DENİZ TEKİN
ABD merkezli haber mecrası Vice News adına sokağa çıkma yasakları sırasında Sur’da belgesel çekerken tutuklanan ve daha sonra sınır dışı edilen Jake Hanrahan ve Philip Pendlebury’nin yargılandığı davada, dosyanın esas hakkındaki görüşünü hazırlaması için savcılığa gönderilmesine karar verildi.
Sokağa çıkma yasakları sırasında jandarma özel tim ve özel harekât polisleriyle Cizre, Silopi, Nusaybin ve Sur ilçelerde düzenlenen operasyonlara dair belgesel çekmek üzere geldikleri Diyarbakır’da, 2015 yılında tutuklanan ve ardından sınır dışı edilen Vice News muhabirleri Philip John Pendlebury ve Jacob Philip John Gingell (Jake) Hanrahan ile tercüman ve rehberleri hakkında açılan davanın 18’inci duruşması görüldü. Diyarbakır 8. Ağır Ceza Mahkemesi’nde görülen duruşmaya tutuksuz yargılanan sanıklar katılmazken, gazeteci Pendlebury ve Hanrahan’ın avukatı salonunda hazır bulundu. Mahkeme başkanı ve heyet üyesi bir hâkimin izinli olması nedeniyle yerlerine geçici görevlendirilen mahkeme başkanı, duruşmaya iki saat geç geldi.
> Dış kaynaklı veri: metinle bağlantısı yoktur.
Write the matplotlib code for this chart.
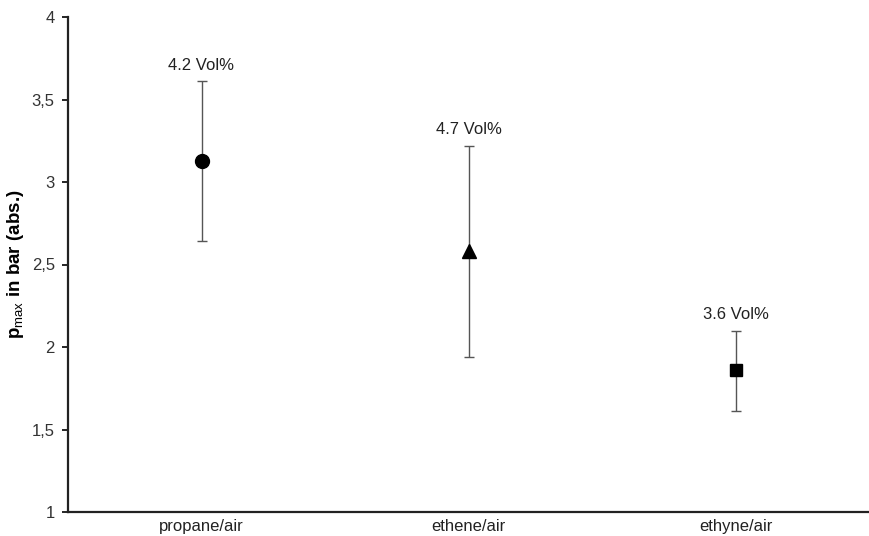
import numpy as np
import matplotlib.pyplot as plt

plt.rcParams['font.family'] = ['Liberation Sans', 'DejaVu Sans']
plt.rcParams['mathtext.fontset'] = 'custom'
plt.rcParams['mathtext.rm'] = 'Liberation Sans'
plt.rcParams['mathtext.bf'] = 'Liberation Sans:bold'

mixtures = ["propane/air", "ethene/air", "ethyne/air"]
p_max = [3.13, 2.58, 1.86]
err_top = [3.61, 3.22, 2.10]
err_bottom = [2.64, 1.94, 1.61]
conc_labels = ["4.2 Vol%", "4.7 Vol%", "3.6 Vol%"]
markers = ["o", "^", "s"]
y_ticks = [1, 1.5, 2, 2.5, 3, 3.5, 4]
y_tick_labels = ["1", "1,5", "2", "2,5", "3", "3,5", "4"]

fig = plt.figure(figsize=(8.69, 5.36), dpi=100)
ax = fig.add_axes([68 / 869, 24 / 536, 1 - 68 / 869, (512 - 17) / 536])

x = np.arange(1, len(mixtures) + 1)
for xi, y, top, bot, m, lab in zip(x, p_max, err_top, err_bottom, markers, conc_labels):
    ax.errorbar([xi], [y], yerr=[[y - bot], [top - y]], fmt="none",
                ecolor="#555555", elinewidth=1.0, capsize=3.5, capthick=1.0)
    ax.plot([xi], [y], marker=m, color="black", markersize=10 if m != "s" else 9,
            linestyle="none", zorder=3)
    ax.annotate(lab, (xi, top), xytext=(0, 6), textcoords="offset points",
                ha="center", va="bottom", fontsize=12, color="#222222")

ax.set_xlim(0.5, 3.5)
ax.set_ylim(1, 4)
ax.set_xticks(x)
ax.set_xticklabels(mixtures, fontsize=12, color="#222222")
ax.set_yticks(y_ticks)
ax.set_yticklabels(y_tick_labels, fontsize=12, color="#333333")
ax.tick_params(axis="x", length=0, pad=5)
ax.tick_params(axis="y", length=4.5, width=1.2, direction="out", pad=5)

ax.set_ylabel(r"$\mathbf{p}_{\mathrm{max}}$ in bar (abs.)", fontsize=13.5, fontweight="bold")
ax.yaxis.set_label_coords(-42 / 801, 0.5)

for side in ["top", "right"]:
    ax.spines[side].set_visible(False)
ax.spines["left"].set_linewidth(1.6)
ax.spines["bottom"].set_linewidth(1.6)
ax.spines["left"].set_color("#222222")
ax.spines["bottom"].set_color("#222222")

fig.savefig("out.png", dpi=100)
İngiltere'de yaşayan gazetecilerin yurtdışında verdiği ifadelerinin Türkçe çevirilerinin celse arasında mahkemeye gönderildiği belirtildi. Ardından söz alan gazetecilerin avukatları çevirisi yapılan yurtdışı ifadelerinin UYAP' yüklenmediğini söyleyerek, Türkçe çevirinin doğru yapılıp yapılmadığını incelemek için süre istedi.
Duruşma savcısı, esas hakkındaki hukuki görüşünü hazırlaması için dava dosyanın kendisine gönderilmesini talep etti. Mahkeme, esas hakkındaki görüşünü hazırlaması için dosyanın savcılığa gönderilmesine karar verildi. Bir sonraki duruşma 21 Şubat 2024 te görülecek.
Ne olmuştu?
Sokağa çıkma yasaklarının ilan edildiği Cizre, Silopi, Nusaybin ve Sur kentlerinde yaşananlara ilişkin belgesel çekimi yapmak amacıyla Diyarbakır’a gelen Amerika merkezli yayın yapan Vice News isimli medya şirketinin muhabiri Jake Hanrahan ve kameraman Philip Pendlebury ile gazetecilere belgesel çekimleri sırasında yardımcı olan tercüman Mohammed İsmael Rasool ve rehberleri 28 Ağustos 2015 tarihinde Diyarbakır’da gözaltına alınmıştı. Haklarında yapılan ihbar gerekçe gösterilerek konakladıkları otelde gözaltına alınan İngiltere vatandaşı gazeteciler ile tercüman, “örgüte bilerek ve isteyerek yardım etmek” iddiasıyla tutuklanmış, Türkiye vatandaşı rehber ise tutuksuz yargılanmak üzere serbest bırakılmıştı. Adana F Tipi Cezaevi’ne gönderilen gazeteciler, 3 Eylül 2015 tarihinde serbest bırakılarak sınır dışı edilmişlerdi. Irak vatandaşı tercüman Mohammed İsmael Rasool ise 4 Ocak 2016 tarihinde görülen duruşmada tahliye edilmişti.
Davanın iddianamesinde sanıklar, “örgüte bilerek isteyerek yardımda bulunmak suretiyle üye olmak,” “Terörizmin Finansmanının Önlenmesi Hakkındaki Kanuna muhalefet” ve “örgüt propagandası yapmak” ile suçlanıyor. Sanıklar hakkında 15’er yıldan 67 yıla kadar hapis cezası isteniyor. Gazetecilerin üstündeki paralar, çektikleri görüntüler, haber notları iddianame suç delili olarak gösteriliyor.